前回の記事「センサ・グルコース値の誤差を減らす」の続き。
『センサ・グルコース値を較正するタイミングを工夫している。 私の血糖値は、日常的に、70~220mg/dLくらいの幅で変動しています。この変動幅の下と上で較正するように心掛けています。具体的には、下は90~100の間、上は200前後で較正することを目指しています。』と書きました。その理由です。
これまでの使用で感じた、センサの特性(クセ)やポンプの較正アルゴリズムなどをまとめると、次のようになります。
これらについて説明します。
血糖値が高いポイントで較正する
私の経験では、血糖値がある程度高い時に較正しないと、ポンプが表示するグルコース値は実際よりも低くなります。ポンプの表示が低いので安心していると、実際の血糖値はもっと高いことが度々ありました。

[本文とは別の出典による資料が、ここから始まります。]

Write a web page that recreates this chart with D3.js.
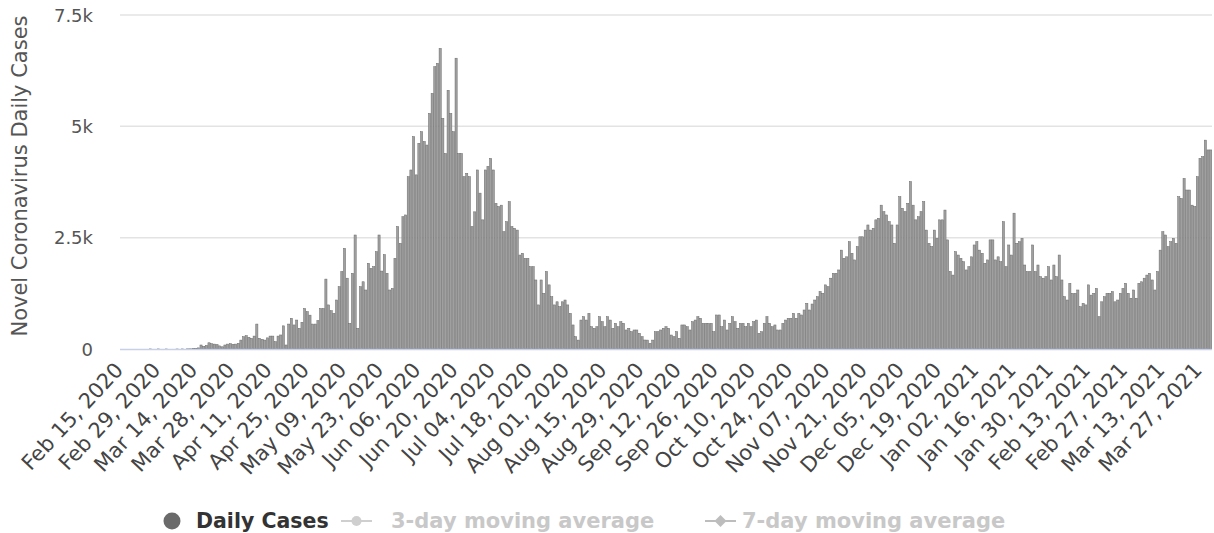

例えば、センサの使用開始後、血糖値が100~150くらいで較正を続けたとします。その後、血糖値が250になると、ポンプは、250前後ではない、かなり低いグルコース値を表示します。恐らく、その近辺の較正データがインプットされるまで、低い血糖値を表示した方が安全(使用者が補正ボーラスをするリスクを避ける)との考えでアルゴリズムができているように思います。
センサ・グルコースの精度を維持するために、意識して、血糖値が高い時を選んで較正するようにしています。毎日、朝食1時間後くらいで較正するようにしています。朝食後に較正できない場合、昼食後あるいは夕食後の血糖値が高い時に較正しています。
較正したデータの積み上げでグルコース値が計算される
センサ使用開始直後は、較正で入力した血糖値がグルコース値にストレートに反映されますが、較正の回数が増えるにつれ、ストレートに反映されなくなります。これは、較正したデータが積み上がる形でグルコース値が計算される(過去のデータがグルコース値の計算に使っている)ためだろうと思います。

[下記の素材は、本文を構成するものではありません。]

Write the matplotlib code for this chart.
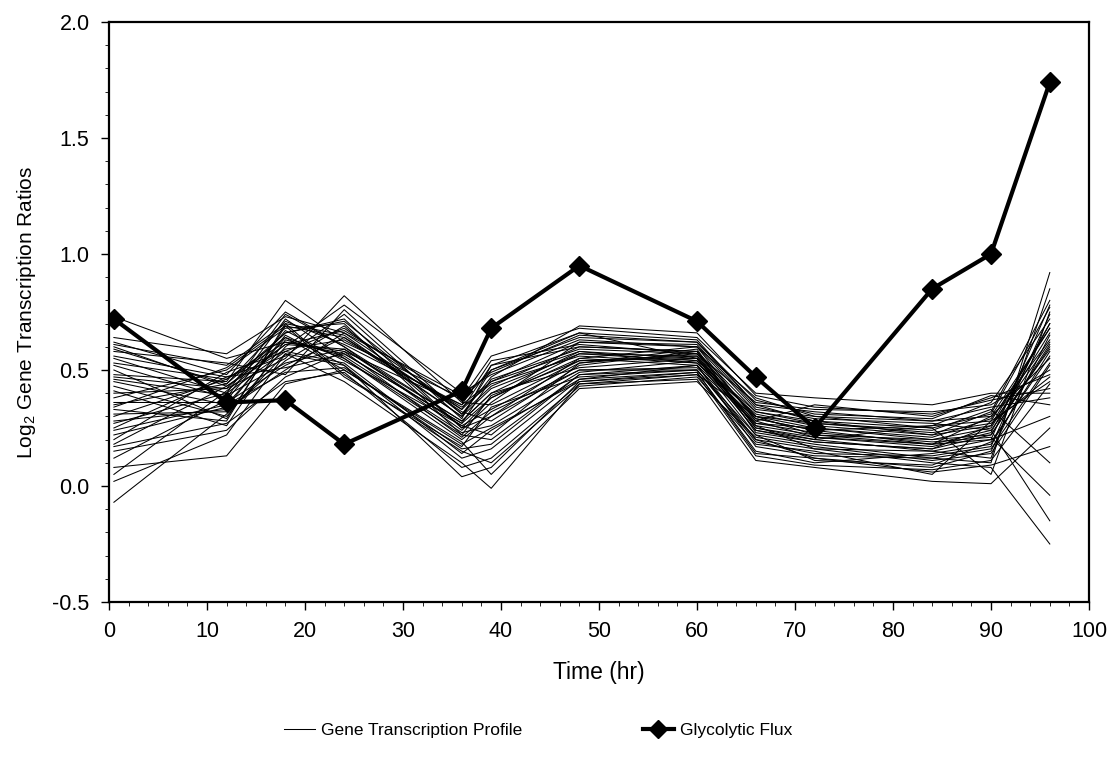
import matplotlib
matplotlib.use("Agg")
import matplotlib.pyplot as plt
from matplotlib.lines import Line2D
from matplotlib.ticker import MultipleLocator

plt.rcParams['font.family'] = ['Liberation Sans', 'DejaVu Sans']
plt.rcParams['mathtext.fontset'] = 'custom'
plt.rcParams['mathtext.rm'] = 'Liberation Sans'

times = [0.5, 12, 18, 24, 36, 39, 48, 60, 66, 72, 84, 90, 96]

flux = [0.72, 0.36, 0.37, 0.18, 0.41, 0.68, 0.95, 0.71, 0.47, 0.25, 0.85, 1.00, 1.74]

genes = [
    [0.73, 0.55, 0.62, 0.58, 0.35, 0.45, 0.62, 0.60, 0.38, 0.30, 0.28, 0.30, 0.55],
    [0.61, 0.52, 0.70, 0.65, 0.30, 0.50, 0.66, 0.63, 0.35, 0.28, 0.22, 0.26, 0.70],
    [0.62, 0.48, 0.75, 0.60, 0.28, 0.40, 0.58, 0.55, 0.30, 0.22, 0.18, 0.20, 0.78],
    [0.59, 0.44, 0.66, 0.72, 0.25, 0.38, 0.55, 0.52, 0.28, 0.35, 0.30, 0.38, 0.48],
    [0.55, 0.40, 0.58, 0.68, 0.33, 0.52, 0.60, 0.58, 0.25, 0.20, 0.15, 0.12, 0.85],
    [0.52, 0.38, 0.72, 0.55, 0.20, 0.30, 0.50, 0.50, 0.22, 0.18, 0.12, 0.10, 0.92],
    [0.48, 0.45, 0.80, 0.62, 0.38, 0.56, 0.68, 0.64, 0.40, 0.38, 0.35, 0.40, 0.40],
    [0.45, 0.35, 0.64, 0.50, 0.18, 0.25, 0.45, 0.48, 0.30, 0.25, 0.20, 0.22, 0.60],
    [0.43, 0.30, 0.60, 0.78, 0.40, 0.48, 0.63, 0.60, 0.33, 0.30, 0.25, 0.05, 0.75],
    [0.40, 0.42, 0.55, 0.82, 0.36, 0.35, 0.54, 0.56, 0.26, 0.16, 0.10, 0.08, -0.25],
    [0.38, 0.50, 0.68, 0.70, 0.22, 0.20, 0.48, 0.52, 0.20, 0.12, 0.08, 0.15, 0.65],
    [0.36, 0.36, 0.52, 0.64, 0.30, 0.42, 0.57, 0.54, 0.32, 0.27, 0.24, 0.33, 0.10],
    [0.33, 0.28, 0.70, 0.48, 0.15, 0.10, 0.43, 0.47, 0.18, 0.15, 0.05, 0.28, 0.45],
    [0.30, 0.46, 0.62, 0.57, 0.27, 0.46, 0.59, 0.57, 0.36, 0.33, 0.32, 0.35, 0.50],
    [0.28, 0.33, 0.50, 0.66, 0.32, 0.28, 0.52, 0.58, 0.29, 0.24, 0.18, 0.30, 0.68],
    [0.27, 0.40, 0.74, 0.60, 0.24, 0.36, 0.62, 0.61, 0.34, 0.29, 0.27, 0.24, -0.15],
    [0.25, 0.47, 0.56, 0.74, 0.29, 0.52, 0.66, 0.55, 0.24, 0.20, 0.26, 0.36, 0.72],
    [0.22, 0.34, 0.65, 0.52, 0.12, 0.16, 0.46, 0.49, 0.15, 0.10, 0.14, 0.18, 0.58],
    [0.18, 0.43, 0.59, 0.63, 0.34, 0.44, 0.56, 0.53, 0.31, 0.26, 0.22, 0.32, 0.80],
    [0.15, 0.24, 0.47, 0.58, 0.21, 0.32, 0.50, 0.51, 0.27, 0.23, 0.19, 0.21, -0.04],
    [0.12, 0.37, 0.67, 0.54, 0.26, 0.22, 0.53, 0.59, 0.23, 0.19, 0.16, 0.26, 0.62],
    [0.08, 0.13, 0.44, 0.50, 0.19, 0.05, 0.42, 0.45, 0.21, 0.17, 0.11, 0.14, 0.52],
    [0.05, 0.41, 0.61, 0.67, 0.37, 0.50, 0.64, 0.62, 0.37, 0.31, 0.29, 0.39, 0.35],
    [-0.07, 0.31, 0.57, 0.45, 0.10, -0.01, 0.44, 0.46, 0.11, 0.08, 0.02, 0.01, 0.25],
    [0.58, 0.53, 0.48, 0.76, 0.31, 0.47, 0.69, 0.66, 0.39, 0.34, 0.31, 0.37, 0.42],
    [0.50, 0.29, 0.69, 0.47, 0.17, 0.34, 0.47, 0.50, 0.19, 0.14, 0.13, 0.17, 0.74],
    [0.46, 0.39, 0.53, 0.59, 0.28, 0.40, 0.51, 0.55, 0.26, 0.22, 0.20, 0.25, 0.66],
    [0.41, 0.26, 0.63, 0.56, 0.23, 0.26, 0.49, 0.54, 0.22, 0.11, 0.09, 0.19, 0.56],
    [0.35, 0.44, 0.71, 0.61, 0.35, 0.54, 0.61, 0.57, 0.30, 0.27, 0.23, 0.27, 0.47],
    [0.31, 0.32, 0.54, 0.69, 0.25, 0.30, 0.55, 0.60, 0.28, 0.21, 0.17, 0.23, 0.70],
    [0.20, 0.49, 0.58, 0.53, 0.14, 0.24, 0.46, 0.52, 0.17, 0.13, 0.12, 0.16, 0.53],
    [0.64, 0.57, 0.73, 0.66, 0.39, 0.49, 0.65, 0.62, 0.35, 0.32, 0.28, 0.34, 0.38],
    [0.56, 0.47, 0.51, 0.57, 0.27, 0.38, 0.57, 0.56, 0.27, 0.25, 0.21, 0.29, 0.63],
    [0.47, 0.42, 0.66, 0.71, 0.31, 0.43, 0.60, 0.58, 0.32, 0.28, 0.25, 0.31, 0.77],
    [0.24, 0.35, 0.49, 0.51, 0.16, 0.18, 0.48, 0.50, 0.20, 0.16, 0.15, 0.20, 0.30],
    [0.17, 0.27, 0.45, 0.49, 0.08, 0.12, 0.44, 0.48, 0.13, 0.09, 0.07, 0.11, 0.44],
    [0.34, 0.51, 0.69, 0.64, 0.33, 0.45, 0.58, 0.53, 0.29, 0.24, 0.26, 0.28, 0.68],
    [0.60, 0.43, 0.61, 0.59, 0.26, 0.33, 0.53, 0.57, 0.25, 0.21, 0.18, 0.24, 0.59],
    [0.02, 0.22, 0.57, 0.52, 0.04, 0.08, 0.45, 0.49, 0.14, 0.12, 0.06, 0.09, 0.17],
    [0.53, 0.46, 0.64, 0.55, 0.22, 0.39, 0.54, 0.55, 0.24, 0.19, 0.16, 0.22, 0.61],
]

x_ticks = [0, 10, 20, 30, 40, 50, 60, 70, 80, 90, 100]
y_ticks = [-0.5, 0.0, 0.5, 1.0, 1.5, 2.0]

fig = plt.figure(figsize=(11.12, 7.63), dpi=100)
ax = fig.add_axes([109/1112, 1 - 602/763, (1089 - 109)/1112, (602 - 22)/763])

for g in genes:
    ax.plot(times, g, color='black', linewidth=0.75)

ax.plot(times, flux, color='black', linewidth=3.0, marker='D', markersize=10,
        zorder=5)

ax.set_xlim(0, 100)
ax.set_ylim(-0.5, 2.0)
ax.set_xticks(x_ticks)
ax.set_yticks(y_ticks)
ax.set_xticklabels([str(t) for t in x_ticks])
ax.set_yticklabels(['%.1f' % t for t in y_ticks])
ax.xaxis.set_minor_locator(MultipleLocator(2))
ax.yaxis.set_minor_locator(MultipleLocator(0.1))
ax.tick_params(axis='both', which='major', direction='out', length=6,
               width=1, labelsize=15.5, pad=8, colors='black')
ax.tick_params(axis='both', which='minor', direction='out', length=3,
               width=0.6)
for s in ax.spines.values():
    s.set_linewidth(1.6)
    s.set_color('black')

ax.set_xlabel('Time (hr)', fontsize=16.5, labelpad=13)
ax.set_ylabel('Log$\\mathregular{_2}$ Gene Transcription Ratios', fontsize=15,
              labelpad=10)

handles = [Line2D([0], [0], color='black', linewidth=0.75),
           Line2D([0], [0], color='black', linewidth=3.0, marker='D',
                  markersize=9)]
fig.legend(handles, ['Gene Transcription Profile', 'Glycolytic Flux'],
           loc='center', bbox_to_anchor=(0.484, 0.043), ncol=2,
           frameon=False, fontsize=12.5, handlelength=1.8, handletextpad=0.35,
           columnspacing=6.9)

fig.savefig('out.png', dpi=100)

先日、参加した患者会で、自身も1型でポンプを使用しているK先生と話す機会がありました。K先生は「グルコース値の計算に直前5回の較正データが使用される」と教えてくれました。
このようなアルゴリズムになっているので、較正でノイズを減らすことが、センサ・グルコース値の精度向上につながるはずです。
センサ読み取り値(ISIG値)とグルコースの相関関係は変動する
センサの使用期間6日の間に、センサ読み取り値(ISIG値)とグルコース値の関係が変動します。この変動を予測するのが難しいので、較正のタイミングを工夫することが重要と考えています。センサ読み取り値(ISIG値)とグルコース値の関係が変動する具体例は、この記事の後半で書きます。
センサの特性やポンプのアルゴリズムなどへの対応
私の較正タイミングは、原則1日に3回で、次のように行っています。
- 朝食から1時間後くらいに較正する(この時、200前後になることが多い)
- 午後3~5時くらいの測定できるタイミングで較正する(血糖値が100前後になっていることが多い)

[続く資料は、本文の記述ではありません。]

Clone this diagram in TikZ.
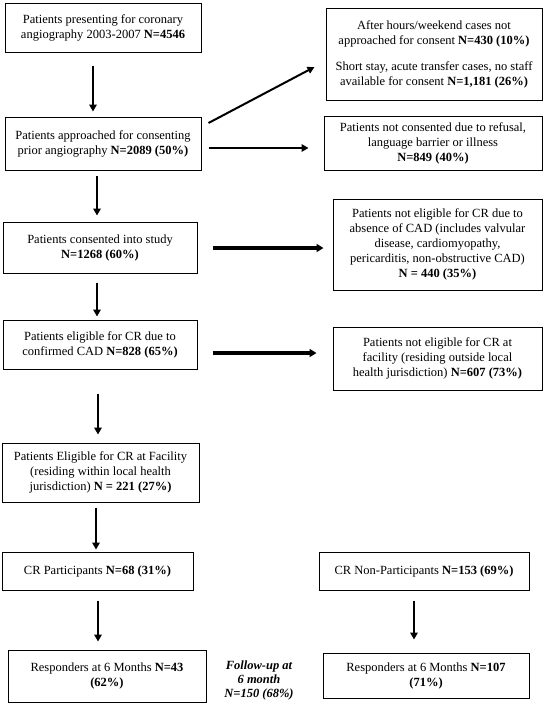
\documentclass[tikz,border=0pt]{standalone}
\usepackage{fontspec}
\setmainfont{Liberation Serif}
\usetikzlibrary{arrows.meta,calc}
\tikzset{
  box/.style={draw, line width=1pt, rectangle, inner sep=0pt, align=center,
    font=\fontsize{12.5}{15}\selectfont},
  arr/.style={line width=2.8pt, -{Triangle[length=7pt,width=7.5pt]}},
  thinarr/.style={line width=2pt, -{Triangle[length=7pt,width=7pt]}},
  thickarr/.style={line width=3.4pt, -{Triangle[length=7pt,width=8pt]}},
  note/.style={align=center, font=\fontsize{12.5}{14}\selectfont\bfseries\itshape}
}
\begin{document}
\begin{tikzpicture}[x=1pt,y=-1pt]
\useasboundingbox (0,0) rectangle (548,707);
% left column
\node[box, minimum width=196pt, minimum height=49pt] (b1) at (103,27.5)
  {Patients presenting for coronary\\angiography 2003-2007 \textbf{N=4546}};
\node[box, minimum width=196pt, minimum height=53pt] (b2) at (103,143.5)
  {Patients approached for consenting\\prior angiography \textbf{N=2089 (50\%)}};
\node[box, minimum width=194pt, minimum height=51pt] (b5) at (100,247.5)
  {Patients consented into study\\\textbf{N=1268 (60\%)}};
\node[box, minimum width=194pt, minimum height=49pt] (b7) at (100,344.5)
  {Patients eligible for CR due to\\confirmed CAD \textbf{N=828 (65\%)}};
\node[box, minimum width=197pt, minimum height=59pt] (b9) at (100.5,472.5)
  {Patients Eligible for CR at Facility\\(residing within local health\\jurisdiction) \textbf{N = 221 (27\%)}};
\node[box, minimum width=191pt, minimum height=38pt] (b10) at (97.5,571)
  {CR Participants \textbf{N=68 (31\%)}};
\node[box, minimum width=198pt, minimum height=52pt] (b12) at (107,676)
  {Responders at 6 Months \textbf{N=43}\\\textbf{(62\%)}};
% right column
\node[box, minimum width=216pt, minimum height=92pt] (b3) at (434,54)
  {After hours/weekend cases not\\approached for consent \textbf{N=430 (10\%)}\\[11pt]Short stay, acute transfer cases, no staff\\available for consent \textbf{N=1,181 (26\%)}};
\node[box, minimum width=218pt, minimum height=54pt] (b4) at (433,143)
  {Patients not consented due to refusal,\\language barrier or illness\\\textbf{N=849 (40\%)}};
\node[box, minimum width=209pt, minimum height=91pt] (b6) at (437.5,244.5)
  {Patients not eligible for CR due to\\absence of CAD (includes valvular\\disease, cardiomyopathy,\\pericarditis, non-obstructive CAD)\\\textbf{N = 440 (35\%)}};
\node[box, minimum width=209pt, minimum height=63pt] (b8) at (437.5,358.5)
  {Patients not eligible for CR at\\facility (residing outside local\\health jurisdiction) \textbf{N=607 (73\%)}};
\node[box, minimum width=210pt, minimum height=38pt] (b11) at (424,571)
  {CR Non-Participants \textbf{N=153 (69\%)}};
\node[box, minimum width=206pt, minimum height=45pt] (b13) at (426,675.5)
  {Responders at 6 Months \textbf{N=107}\\\textbf{(71\%)}};
% note
\node[note] (fu) at (259,680) {Follow-up at\\6 month\\N=150 (68\%)};
% vertical arrows
\draw[arr] ($(b1.south)+(-10,13)$) -- ($(b2.north)+(-10,-5)$);
\draw[arr] ($(b2.south)+(-6,5)$) -- ($(b5.north)+(-3,-6)$);
\draw[arr] ($(b5.south)+(-3,9)$) -- ($(b7.north)+(-3,-3)$);
\draw[arr] ($(b7.south)+(-2,24)$) -- ($(b9.north)+(-2.5,-8)$);
\draw[arr] ($(b9.south)+(-4.5,5)$) -- ($(b10.north)+(-1.5,-2)$);
\draw[arr] ($(b10.south)+(0.5,10)$) -- ($(b12.north)+(-9,-8)$);
\draw[arr] ($(b11.south)+(-10,10)$) -- ($(b13.north)+(-12,-13)$);
% side arrows
\draw[thinarr] ($(b2.east)+(7,-20.5)$) -- ($(b3.west)+(-11,13)$);
\draw[arr] ($(b2.east)+(7,4.5)$) -- ($(b4.west)+(-15,5)$);
\draw[thickarr] ($(b5.east)+(15,0.5)$) -- ($(b6.west)+(-9,3.5)$);
\draw[thickarr] ($(b7.east)+(15,8.5)$) -- ($(b8.west)+(-16,-5.5)$);
\end{tikzpicture}
\end{document}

- 就寝する1時間くらい前に実測して、較正する(就寝時に130を目指しているので、その時の血糖値に応じて、補食、あるいは追加ボーラスを考える)
その日の事情で、朝食後に較正できないこともあります。その場合は、昼食後あるいは夕食後の血糖値が高い時に較正しています。1日に1回は、血糖値が高い時に較正しています。
午後3~5時くらいの間の較正をスキップすることもあります。
就寝前の較正は、必ず行っています。
センサ読み取り値(ISIG値)とグルコース値の関係の変動例
較正は、センサ読み取り値(ISIG値)とグルコース値の関係を、実測データから紐付けるためのデータ入力です。
そのため、インプットしたデータ(SMBG実測値)に誤差があれば、表示されるグルコース値がズレます。
下図は、ポンプのISIG履歴に表示される較正完了直後(血液の滴マークの次)に表示される、ISIG値とグルコース値をグラフにプロットしたものです。赤丸の①~⑲は、較正した順番(時系列)です。
一見、ランダムに並んでいるように見えますが、経過日数でグループ分けすると、きれいな規則性があることが分かります。今回のセンサの場合、1日目(最初の24時間)、2日目から3日目、4日目から6日目でグループ化できます。
図を上記の3つのグループに分割します。
下図は、第1日目のデータを残し、他のデータは削除したものです。第1日データ(①~④)は、青と緑の線から外れ、規則性に欠けています。これは、最初の24時間の特徴です。
同様に、第2~3日のデータです。⑤~⑩は青色の線に沿って並んでいます。
第4~6日のデータ(⑪~⑲)は緑色の線に沿って並んでいます。